Alibaba, conversely, is positioning itself as an open ecosystem hub. As a platinum member of the PyTorch Foundation, the company is integrating a diverse array of third-party models—including Kimi, Zhipu, and StepFun—into its platform. While Google seeks to capture the agent standard through its massive user base and proprietary hardware, Alibaba is betting on model diversity and cost efficiency. This is most evident in Alibaba's Coder tool, which automatically selects the optimal model based on task complexity, a strategy the company claims can reduce token costs by up to 70%.

Despite these advancements, both companies face significant technical hurdles. Industry experts, including Tommy Eastman of Nous Research, have highlighted the persistent challenge of reproducibility, where agents struggle to perform identical tasks consistently over time. Furthermore, Fireworks AI has identified that the primary bottleneck for agentic inference is not raw compute, but KV cache memory. As models become more intelligent, the speed and efficiency of memory access are becoming the primary determinants of overall agent performance.

Hardware architecture is also under scrutiny.
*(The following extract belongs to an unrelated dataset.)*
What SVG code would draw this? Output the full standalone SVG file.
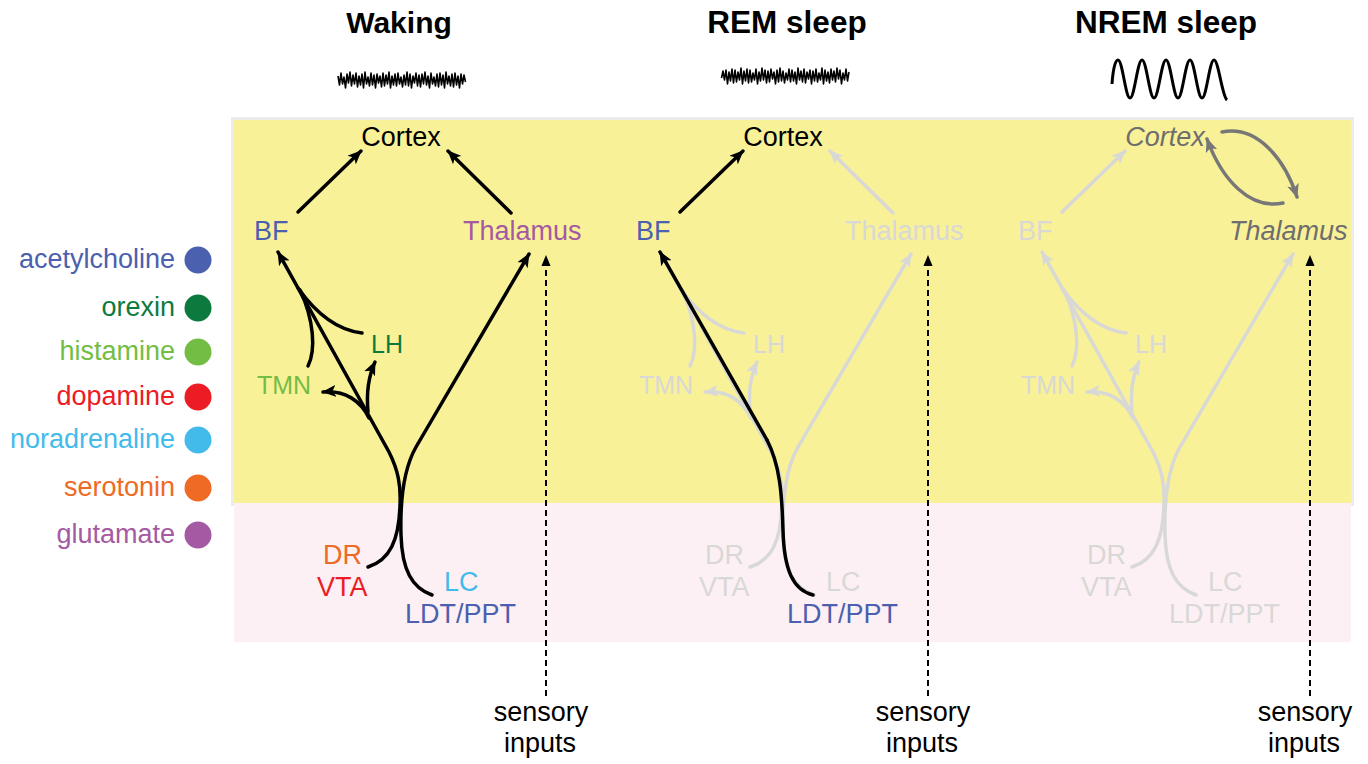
<svg xmlns="http://www.w3.org/2000/svg" width="1368" height="764" viewBox="0 0 1368 764">
<defs>
<style>
text{font-family:"Liberation Sans",Arial,sans-serif}
.t{font-size:30px;font-weight:bold;text-anchor:middle;fill:#000}
.t2{font-size:31.5px}
.n{font-size:27px}
.s{font-size:25px}
.lg{font-size:27px;text-anchor:end}
.sn{font-size:27px;text-anchor:middle;fill:#000}
.c{fill:none;stroke-width:3.5;stroke-linecap:round}
.k{stroke:#000}
.g{stroke:#d8d8d6}
.d{stroke:#777}
.sens{fill:none;stroke:#000;stroke-width:2;stroke-dasharray:6 4}
.wave{fill:none;stroke:#000;stroke-width:1.6;stroke-linejoin:round}
.ff{fill:#d8d8d6}
</style>
<marker id="mk" viewBox="0 0 14 12" refX="13" refY="6" markerWidth="14" markerHeight="12" markerUnits="userSpaceOnUse" orient="auto"><path d="M0,0 L14,6 L0,12 L3.5,6 z" fill="#000"/></marker>
<marker id="mg" viewBox="0 0 14 12" refX="13" refY="6" markerWidth="14" markerHeight="12" markerUnits="userSpaceOnUse" orient="auto"><path d="M0,0 L14,6 L0,12 L3.5,6 z" fill="#d8d8d6"/></marker>
<marker id="md" viewBox="0 0 14 12" refX="13" refY="6" markerWidth="14" markerHeight="12" markerUnits="userSpaceOnUse" orient="auto"><path d="M0,0 L14,6 L0,12 L3.5,6 z" fill="#777"/></marker>
<marker id="ms" viewBox="0 0 12 10" refX="11" refY="5" markerWidth="11" markerHeight="10" markerUnits="userSpaceOnUse" orient="auto"><path d="M0,0 L12,5 L0,10 z" fill="#000"/></marker>
<polyline id="eeg" class="wave" points="338,76 339.5,85 341,73 342.5,84 344,77 345.5,88 347,74 348.5,83 350,72 351.5,86 353,75 354.5,84 356,73 357.5,87 359,76 360.5,85 362,74 363.5,88 365,72 366.5,84 368,77 369.5,86 371,73 372.5,85 374,75 375.5,88 377,74 378.5,83 380,76 381.5,87 383,73 384.5,86 386,75 387.5,84 389,72 390.5,88 392,76 393.5,85 395,74 396.5,86 398,73 399.5,84 401,77 402.5,87 404,75 405.5,85 407,72 408.5,86 410,74 411.5,88 413,76 414.5,83 416,73 417.5,86 419,75 420.5,87 422,74 423.5,84 425,72 426.5,85 428,76 429.5,88 431,73 432.5,84 434,77 435.5,86 437,74 438.5,87 440,73 441.5,85 443,75 444.5,88 446,72 447.5,84 449,76 450.5,86 452,74 453.5,87 455,73 456.5,85 458,76 459.5,88 461,74 462.5,84 464,75 465.5,82"/>
</defs>

<g id="background">
<rect x="231" y="117" width="1123" height="389" fill="#ececec"/>
<rect x="234" y="120" width="1117" height="383" fill="#f9f198"/>
<rect x="234" y="503" width="1117" height="139" fill="#fcf0f4"/>
</g>

<g id="titles">
<text class="t" x="399" y="33">Waking</text>
<text class="t t2" x="787" y="33">REM sleep</text>
<text class="t t2" x="1166" y="33">NREM sleep</text>
</g>

<g id="eeg-traces">
<use href="#eeg"/>
<use href="#eeg" transform="translate(1187,-4) scale(-1,1)"/>
<path d="M1112,84 C1113,70 1115,60 1118,60 C1122.5,60 1125.5,98 1130,98 C1134.5,98 1137.5,60 1142,60 S1149.5,98 1154,98 S1161.5,60 1166,60 S1173.5,98 1178,98 S1185.5,60 1190,60 S1197.5,98 1202,98 S1209.5,60 1214,60 S1222,96 1227,100" fill="none" stroke="#000" stroke-width="3"/>
</g>

<g id="legend">
<g id="lg-ach"><text class="lg" x="175" y="268" fill="#4b60ae">acetylcholine</text><circle cx="198" cy="260" r="13.5" fill="#4b60ae"/></g>
<g id="lg-orexin"><text class="lg" x="175" y="316" fill="#0d7a3d">orexin</text><circle cx="198" cy="308" r="13.5" fill="#0d7a3d"/></g>
<g id="lg-histamine"><text class="lg" x="175" y="360" fill="#74bd45">histamine</text><circle cx="198" cy="352" r="13.5" fill="#74bd45"/></g>
<g id="lg-dopamine"><text class="lg" x="175" y="405" fill="#ec1c24">dopamine</text><circle cx="198" cy="397" r="13.5" fill="#ec1c24"/></g>
<g id="lg-noradrenaline"><text class="lg" x="175" y="448" fill="#43bbea">noradrenaline</text><circle cx="198" cy="440" r="13.5" fill="#43bbea"/></g>
<g id="lg-serotonin"><text class="lg" x="175" y="496" fill="#ee6a25">serotonin</text><circle cx="198" cy="488" r="13.5" fill="#ee6a25"/></g>
<g id="lg-glutamate"><text class="lg" x="175" y="543" fill="#a45aa2">glutamate</text><circle cx="198" cy="535" r="13.5" fill="#a45aa2"/></g>
</g>

<!-- WAKING -->
<g id="waking">
<g id="waking-connectors">
<path class="c k" d="M298,212 L361,151" marker-end="url(#mk)"/>
<path class="c k" d="M511,213 L448,151" marker-end="url(#mk)"/>
<path class="c k" d="M368,567 C390,560 399,540 400,505 C401,485 398,470 389,452 L278,252" marker-end="url(#mk)"/>
<path class="c k" d="M432,595 C412,588 402,570 401,535 C400,500 403,470 416,447 L529,254" marker-end="url(#mk)"/>
<path class="c k" d="M369,418 C361,401 345,390 323,392" marker-end="url(#mk)"/>
<path class="c k" d="M368,412 C366,390 369,375 375,362" marker-end="url(#mk)"/>
<path class="c k" d="M362,333 C335,330 315,312 298,288"/>
<path class="c k" d="M308,366 C316,350 314,320 300,290"/>
<path class="sens" d="M546,696 L546,256" marker-end="url(#ms)"/>
</g>
<g id="w-cortex"><text class="n" x="401" y="146" text-anchor="middle" fill="#000">Cortex</text></g>
<g id="w-bf"><text class="n" x="254" y="240" fill="#4b60ae">BF</text></g>
<g id="w-thalamus"><text class="n" x="463" y="240" fill="#a45aa2">Thalamus</text></g>
<g id="w-lh"><text class="s" x="371" y="353" fill="#0d7a3d">LH</text></g>
<g id="w-tmn"><text class="s" x="257" y="394" fill="#74bd45">TMN</text></g>
<g id="w-dr"><text class="n" x="323" y="564" fill="#ee6a25">DR</text></g>
<g id="w-vta"><text class="n" x="317" y="596" fill="#ec1c24">VTA</text></g>
<g id="w-lc"><text class="n" x="444" y="591" fill="#43bbea">LC</text></g>
<g id="w-ldt"><text class="n" x="405" y="623" fill="#4b60ae">LDT/PPT</text></g>
<g id="w-sensory"><text class="sn" x="541" y="721">sensory</text><text class="sn" x="540" y="752">inputs</text></g>
</g>

<!-- REM -->
<g id="rem" transform="translate(382,0)">
<g id="rem-connectors">
<path class="c g" d="M511,213 L448,151" marker-end="url(#mg)"/>
<path class="c g" d="M368,567 C390,560 399,540 400,505 C401,485 398,470 389,452 L278,252" marker-end="url(#mg)"/>
<path class="c g" d="M432,595 C412,588 402,570 401,535 C400,500 403,470 416,447 L529,254" marker-end="url(#mg)"/>
<path class="c g" d="M369,418 C361,401 345,390 323,392" marker-end="url(#mg)"/>
<path class="c g" d="M368,412 C366,390 369,375 375,362" marker-end="url(#mg)"/>
<path class="c g" d="M362,333 C335,330 315,312 298,288"/>
<path class="c g" d="M308,366 C316,350 314,320 300,290"/>
<path class="c k" d="M298,212 L361,151" marker-end="url(#mk)"/>
<path class="c k" stroke-width="4.5" d="M431,595 C411,590 402,570 401,530 C400,495 398,465 385,440"/>
<path class="c k" stroke-width="3" d="M385,440 L278,252" marker-end="url(#mk)"/>
<path class="sens" d="M546,696 L546,256" marker-end="url(#ms)"/>
</g>
<g id="r-cortex"><text class="n" x="401" y="146" text-anchor="middle" fill="#000">Cortex</text></g>
<g id="r-bf"><text class="n" x="254" y="240" fill="#4b60ae">BF</text></g>
<g id="r-thalamus"><text class="n ff" x="463" y="240">Thalamus</text></g>
<g id="r-lh"><text class="s ff" x="371" y="353">LH</text></g>
<g id="r-tmn"><text class="s ff" x="257" y="394">TMN</text></g>
<g id="r-dr"><text class="n ff" x="323" y="564">DR</text></g>
<g id="r-vta"><text class="n ff" x="317" y="596">VTA</text></g>
<g id="r-lc"><text class="n ff" x="444" y="591">LC</text></g>
<g id="r-ldt"><text class="n" x="405" y="623" fill="#4b60ae">LDT/PPT</text></g>
<g id="r-sensory"><text class="sn" x="541" y="721">sensory</text><text class="sn" x="540" y="752">inputs</text></g>
</g>

<!-- NREM -->
<g id="nrem" transform="translate(764,0)">
<g id="nrem-connectors">
<path class="c g" d="M298,212 L361,151" marker-end="url(#mg)"/>
<path class="c g" d="M368,567 C390,560 399,540 400,505 C401,485 398,470 389,452 L278,252" marker-end="url(#mg)"/>
<path class="c g" d="M432,595 C412,588 402,570 401,535 C400,500 403,470 416,447 L529,254" marker-end="url(#mg)"/>
<path class="c g" d="M369,418 C361,401 345,390 323,392" marker-end="url(#mg)"/>
<path class="c g" d="M368,412 C366,390 369,375 375,362" marker-end="url(#mg)"/>
<path class="c g" d="M362,333 C335,330 315,312 298,288"/>
<path class="c g" d="M308,366 C316,350 314,320 300,290"/>
<path class="c d" stroke-width="3" d="M458,132 C494,125 521,160 533,197" marker-end="url(#md)"/>
<path class="c d" stroke-width="3" d="M519,203 C486,210 458,180 443,139" marker-end="url(#md)"/>
<path class="sens" d="M546,696 L546,256" marker-end="url(#ms)"/>
</g>
<g id="n-cortex"><text class="n" x="401" y="146" text-anchor="middle" fill="#6e6e6e" font-style="italic">Cortex</text></g>
<g id="n-bf"><text class="n ff" x="254" y="240">BF</text></g>
<g id="n-thalamus"><text class="n" x="465" y="240" fill="#6e6e6e" font-style="italic">Thalamus</text></g>
<g id="n-lh"><text class="s ff" x="371" y="353">LH</text></g>
<g id="n-tmn"><text class="s ff" x="257" y="394">TMN</text></g>
<g id="n-dr"><text class="n ff" x="323" y="564">DR</text></g>
<g id="n-vta"><text class="n ff" x="317" y="596">VTA</text></g>
<g id="n-lc"><text class="n ff" x="444" y="591">LC</text></g>
<g id="n-ldt"><text class="n ff" x="405" y="623">LDT/PPT</text></g>
<g id="n-sensory"><text class="sn" x="541" y="721">sensory</text><text class="sn" x="540" y="752">inputs</text></g>
</g>
</svg>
NVIDIA has noted that because agentic workflows are often inherently serial—relying on sequential tool calls—the industry may need to move away from multi-core optimization toward hardware designed for superior single-threaded performance. Whether it is Alibaba’s vertical integration or Google’s ecosystem standardization, the winner of the agentic AI era will be the provider that most effectively solves these physical memory and latency constraints.

Choosing the right infrastructure requires evaluating the specific demands of your agentic workload. If your operations rely on long-horizon tasks, such as the 35-hour, 1,000-call cycles supported by Alibaba’s MicroVM sandbox, a vertically integrated, agent-native stack provides a clear advantage in latency and TCO. Conversely, for standardized, query-heavy environments, the established ecosystems of general-purpose clouds remain the most efficient path forward.